Klingt abschreckend.

Rahmann: Wir leben in einer Gesellschaft, in der es kranken Menschen in therapeutischen Einrichtungen nicht zu gut gehen darf. Wichtiger ist, dass sie sich rasch wieder in die Lohnarbeit begeben. Wäre die Psychiatrie ein Ort, an dem es Menschen gut ginge, und der keine Abschreckungsfunktion hätte, dann wären mehr Betroffene bereit, sich klinisch behandeln zu lassen.

Wie sieht Ihre Vision für die Zukunft aus?
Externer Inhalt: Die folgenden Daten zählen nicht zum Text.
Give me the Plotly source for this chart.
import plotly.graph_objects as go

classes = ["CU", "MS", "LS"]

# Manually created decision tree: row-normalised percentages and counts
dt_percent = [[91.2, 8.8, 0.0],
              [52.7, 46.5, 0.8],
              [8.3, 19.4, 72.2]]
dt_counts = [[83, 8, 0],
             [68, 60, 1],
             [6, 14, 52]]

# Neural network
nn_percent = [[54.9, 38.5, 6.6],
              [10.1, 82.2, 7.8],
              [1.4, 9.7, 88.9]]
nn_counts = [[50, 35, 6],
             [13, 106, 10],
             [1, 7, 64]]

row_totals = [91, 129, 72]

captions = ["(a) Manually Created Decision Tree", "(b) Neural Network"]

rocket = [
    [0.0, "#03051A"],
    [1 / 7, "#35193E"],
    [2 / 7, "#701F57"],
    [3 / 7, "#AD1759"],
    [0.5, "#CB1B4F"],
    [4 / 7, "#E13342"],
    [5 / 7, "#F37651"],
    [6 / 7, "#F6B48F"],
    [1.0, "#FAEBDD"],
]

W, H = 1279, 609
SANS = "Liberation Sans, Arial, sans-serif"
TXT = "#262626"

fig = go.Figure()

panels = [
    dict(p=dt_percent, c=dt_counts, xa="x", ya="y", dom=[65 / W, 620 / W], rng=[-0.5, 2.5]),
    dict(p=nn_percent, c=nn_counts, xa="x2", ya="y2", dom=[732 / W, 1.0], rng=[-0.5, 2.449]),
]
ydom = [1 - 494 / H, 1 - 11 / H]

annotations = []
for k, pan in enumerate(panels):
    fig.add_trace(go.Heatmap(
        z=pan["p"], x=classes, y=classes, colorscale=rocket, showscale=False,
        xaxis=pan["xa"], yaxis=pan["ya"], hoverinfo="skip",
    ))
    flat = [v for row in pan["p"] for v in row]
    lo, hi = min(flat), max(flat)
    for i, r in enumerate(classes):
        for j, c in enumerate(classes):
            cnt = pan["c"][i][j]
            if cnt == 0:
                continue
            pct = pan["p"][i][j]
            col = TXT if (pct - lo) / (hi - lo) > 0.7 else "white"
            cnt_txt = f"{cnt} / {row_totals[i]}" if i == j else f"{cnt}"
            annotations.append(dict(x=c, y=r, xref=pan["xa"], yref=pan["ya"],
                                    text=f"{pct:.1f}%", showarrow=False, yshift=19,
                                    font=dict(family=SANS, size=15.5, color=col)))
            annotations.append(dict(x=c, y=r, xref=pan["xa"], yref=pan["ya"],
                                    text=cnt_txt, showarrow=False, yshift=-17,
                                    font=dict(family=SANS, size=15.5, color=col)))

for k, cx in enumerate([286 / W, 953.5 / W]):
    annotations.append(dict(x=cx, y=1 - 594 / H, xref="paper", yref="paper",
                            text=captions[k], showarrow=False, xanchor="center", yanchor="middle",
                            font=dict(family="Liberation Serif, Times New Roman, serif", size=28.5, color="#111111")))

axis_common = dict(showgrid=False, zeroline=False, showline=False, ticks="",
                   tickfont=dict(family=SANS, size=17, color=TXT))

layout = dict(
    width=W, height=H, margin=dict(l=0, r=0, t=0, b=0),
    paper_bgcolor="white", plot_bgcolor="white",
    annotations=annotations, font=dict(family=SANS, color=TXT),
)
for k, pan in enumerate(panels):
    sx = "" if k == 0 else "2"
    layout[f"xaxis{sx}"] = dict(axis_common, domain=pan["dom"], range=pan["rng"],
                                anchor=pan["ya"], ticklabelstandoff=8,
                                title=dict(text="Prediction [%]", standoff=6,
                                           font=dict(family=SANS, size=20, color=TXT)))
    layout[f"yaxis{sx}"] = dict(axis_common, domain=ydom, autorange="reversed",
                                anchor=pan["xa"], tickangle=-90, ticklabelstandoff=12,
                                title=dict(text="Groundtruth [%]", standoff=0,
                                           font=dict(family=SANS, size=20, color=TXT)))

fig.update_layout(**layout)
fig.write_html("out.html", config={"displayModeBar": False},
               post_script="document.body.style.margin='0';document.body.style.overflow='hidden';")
Rahmann: Dass die Mad-Pride-Bewegung wächst und gesellschaftlich Druck macht. Etwa um eine stärkere Sichtbarkeit und Einbindung von Psychiatrieerfahrenen in therapeutische Konzepte durchzusetzen. Sie sollten darin als Experten aus Erfahrung auch Kontroll- und Entscheidungsbefugnis haben – wie beim Berliner "Weglaufhaus". Das ist eine Zuflucht für Menschen, die Psychiatrisierung ablehnen und sich einen selbstbestimmten Umgang mit ihren Krisen wünschen.
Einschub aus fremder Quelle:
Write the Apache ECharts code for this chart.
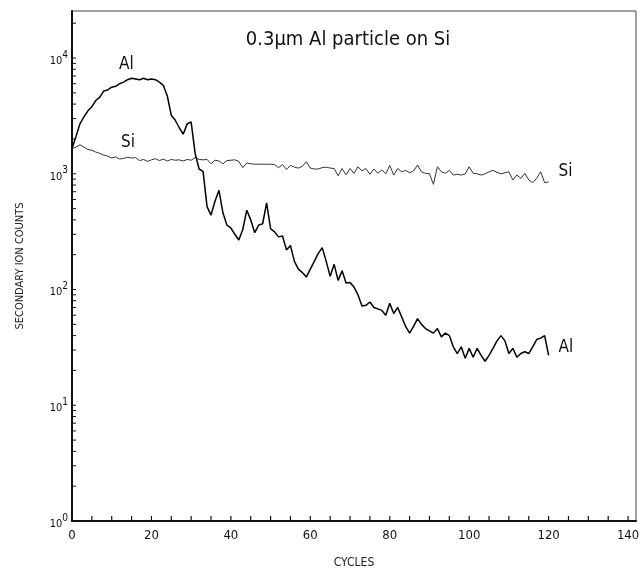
<!DOCTYPE html>
<html>
<head>
<meta charset="utf-8">
<script src="https://cdn.jsdelivr.net/npm/echarts@6/dist/echarts.min.js"></script>
<style>
html,body{margin:0;padding:0;background:#fff;}
#chart{width:642px;height:569px;}
</style>
</head>
<body>
<div id="chart"></div>
<script>
const cycles = Array.from({length: 121}, (_, i) => i);
const alCounts = [
  1650, 2100, 2700, 3100, 3500, 3800, 4300, 4600, 5200, 5300,
  5600, 5700, 6000, 6200, 6500, 6700, 6600, 6500, 6700, 6500,
  6600, 6500, 6200, 5800, 4700, 3200, 2900, 2500, 2200, 2700,
  2800, 1500, 1100, 1050, 520, 440, 580, 720, 460, 360,
  340, 300, 268, 330, 485, 400, 310, 360, 370, 560,
  335, 315, 285, 290, 220, 240, 175, 150, 140, 128,
  150, 175, 205, 230, 175, 130, 165, 120, 145, 114,
  115, 105, 90, 72, 73, 78, 70, 68, 66, 60,
  76, 62, 70, 58, 48, 42, 48, 56, 50, 46,
  44, 42, 46, 39, 42, 40, 32, 28, 32, 25.5,
  31, 26, 31, 27, 24, 27, 31, 36, 40, 36,
  28, 31, 26, 28, 29, 28, 32, 37, 38, 40,
  27
];
const siCounts = [
  1650, 1700, 1780, 1700, 1620, 1600, 1540, 1500, 1450, 1420,
  1370, 1400, 1340, 1360, 1390, 1370, 1380, 1300, 1330, 1280,
  1320, 1350, 1300, 1340, 1290, 1330, 1310, 1320, 1290, 1330,
  1310, 1380, 1330, 1320, 1330, 1220, 1310, 1290, 1220, 1300,
  1310, 1320, 1280, 1130, 1240, 1220, 1210, 1210, 1210, 1210,
  1210, 1200, 1130, 1200, 1090, 1180, 1140, 1120, 1160, 1270,
  1120, 1100, 1100, 1130, 1140, 1120, 1110, 960, 1110, 980,
  1110, 1010, 1150, 1060, 1110, 990, 1100, 1010, 1080, 1000,
  1180, 975, 1110, 1040, 1070, 1020, 1060, 1190, 1040, 1010,
  1000, 810, 1150, 1040, 1010, 1070, 975, 990, 975, 995,
  1150, 1010, 1000, 975, 1000, 1040, 1070, 1030, 1000, 1020,
  1040, 884, 975, 914, 1008, 884, 838, 914, 1042, 838,
  850
];
const xTickLabels = [0, 20, 40, 60, 80, 100, 120, 140];
const xTicks = Array.from({length: 29}, (_, i) => i * 5);
const yTickLabels = [1, 10, 100, 1000, 10000];
const yTicks = [];
for (let d = 1; d <= 10000; d *= 10) {
  for (let m = 1; m <= 9; m++) {
    if (d * m <= 25500) yTicks.push(d * m);
  }
}

const FONT = '"DejaVu Sans Condensed", "Liberation Sans Narrow", sans-serif';
const chart = echarts.init(document.getElementById('chart'));
const pair = (ys) => cycles.map((c, i) => [c, ys[i]]);

chart.setOption({
  animation: false,
  backgroundColor: '#fff',
  title: {
    text: '0.3\u03bcm Al particle on Si',
    left: 343, top: 25, textAlign: 'center',
    textStyle: {fontFamily: FONT, fontSize: 20, fontWeight: 'normal', color: '#111'}
  },
  grid: {left: 72, right: 6, top: 11, bottom: 48, show: true, borderColor: '#444', borderWidth: 1,
         outerBoundsMode: 'none', containLabel: false},
  xAxis: {
    type: 'value', min: 0, max: 142, interval: 20,
    name: 'CYCLES', nameLocation: 'middle', nameGap: 36,
    nameTextStyle: {fontFamily: FONT, fontSize: 12, color: '#222'},
    axisLine: {show: true, onZero: false, lineStyle: {color: '#111', width: 2}},
    axisTick: {show: false},
    axisLabel: {
      fontFamily: FONT, fontSize: 13, color: '#111', margin: 8,
      showMaxLabel: false
    },
    splitLine: {show: false}
  },
  yAxis: {
    type: 'log', logBase: 10, min: 1, max: 25500, interval: 1,
    name: 'SECONDARY ION COUNTS', nameLocation: 'middle', nameGap: 46, nameRotate: 90,
    nameTextStyle: {fontFamily: FONT, fontSize: 11, color: '#222'},
    axisLine: {show: true, onZero: false, lineStyle: {color: '#111', width: 2}},
    axisTick: {show: false},
    axisLabel: {
      margin: 4, showMaxLabel: false,
      formatter: (v) => (yTickLabels.indexOf(Math.round(v)) >= 0 ? '{b|10}{s|' + Math.round(Math.log10(v)) + '}' : ''),
      rich: {
        b: {fontFamily: FONT, fontSize: 11, color: '#111', padding: [6, 0, 0, 0]},
        s: {fontFamily: FONT, fontSize: 10, color: '#111', padding: [0, 0, 6, 0]}
      }
    },
    splitLine: {show: false}
  },
  series: [
    {
      name: 'Si', type: 'line', data: pair(siCounts), showSymbol: false,
      lineStyle: {color: '#333', width: 1}, z: 2,
      endLabel: {show: true, formatter: 'Si', fontFamily: FONT, fontSize: 17, color: '#111', distance: 10, offset: [0, -10]}
    },
    {
      name: 'Al', type: 'line', data: pair(alCounts), showSymbol: false,
      lineStyle: {color: '#000', width: 1.5}, z: 3,
      endLabel: {show: true, formatter: 'Al', fontFamily: FONT, fontSize: 17, color: '#111', distance: 10, offset: [0, -8]}
    },
    {
      name: 'yTicks', type: 'custom', clip: false, silent: true, z: 5,
      data: yTicks.map((v) => [0, v]),
      renderItem: (params, api) => {
        const p = api.coord([0, api.value(1)]);
        return {type: 'line', shape: {x1: p[0], y1: p[1], x2: p[0] + 4, y2: p[1]}, style: {stroke: '#111', lineWidth: 1}};
      }
    },
    {
      name: 'xTicks', type: 'custom', clip: false, silent: true, z: 5,
      data: xTicks.map((v) => [v, 100]),
      renderItem: (params, api) => {
        const p = api.coord([api.value(0), api.value(1)]);
        const y0 = params.coordSys.y + params.coordSys.height;
        return {type: 'line', shape: {x1: p[0], y1: y0, x2: p[0], y2: y0 - 5}, style: {stroke: '#111', lineWidth: 1.2}};
      }
    }
  ],
  graphic: [
    {type: 'text', left: 119, top: 56, style: {text: 'Al', font: '17px ' + FONT, fill: '#111'}},
    {type: 'text', left: 121, top: 134, style: {text: 'Si', font: '17px ' + FONT, fill: '#111'}}
  ]
});
</script>
</body>
</html>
Michalski: Wir müssen Hürden abbauen, anstatt Misstrauen zu schüren. Eine Forderung, wie die vom Generalsekretär der CDU Carsten Linnemann, Register für psychisch kranke Straftäter anzulegen, ist undemokratisch und gefährlich. Ich halte es mit der Autorin und Bildhauerin Dorothea Buck, die in der NS-Diktatur zwangssterilisiert wurde und sich ab den 1960er-Jahren stark in der Bewegung Psychiatrie-Erfahrener engagiert hat. Es war ihre Überzeugung, dass man nicht über, sondern stets mit den Betroffenen sprechen soll. Das gilt es zu kultivieren.


Die Mad Pride Parade Stuttgart startet am Samstag, den 11. Oktober um 13.30 Uhr in der Lautenschlagerstraße. Abschluss ist ab 15.15 Uhr auf dem Marktplatz mit Reden und Live-Musik. Um 16.30 Uhr geht es in der CVJM-Halle (Büchsenstraße 37) weiter mit Musik, Theater und einer Podiumdiskussion. Thema: "Tragen Medien aktuell zur Diskriminierung von Menschen mit psychischer Erkrankung bei?" Dabei sind die Journalistinnen Lea de Gregorio, Nina Ayerle sowie der Autor Cordt Winkler. 

Transparenzhinweis: Thomas Rahmann hat vor fünf Jahren ein Praktikum bei Kontext gemacht und schrieb anschließend als freier Autor für Kontext.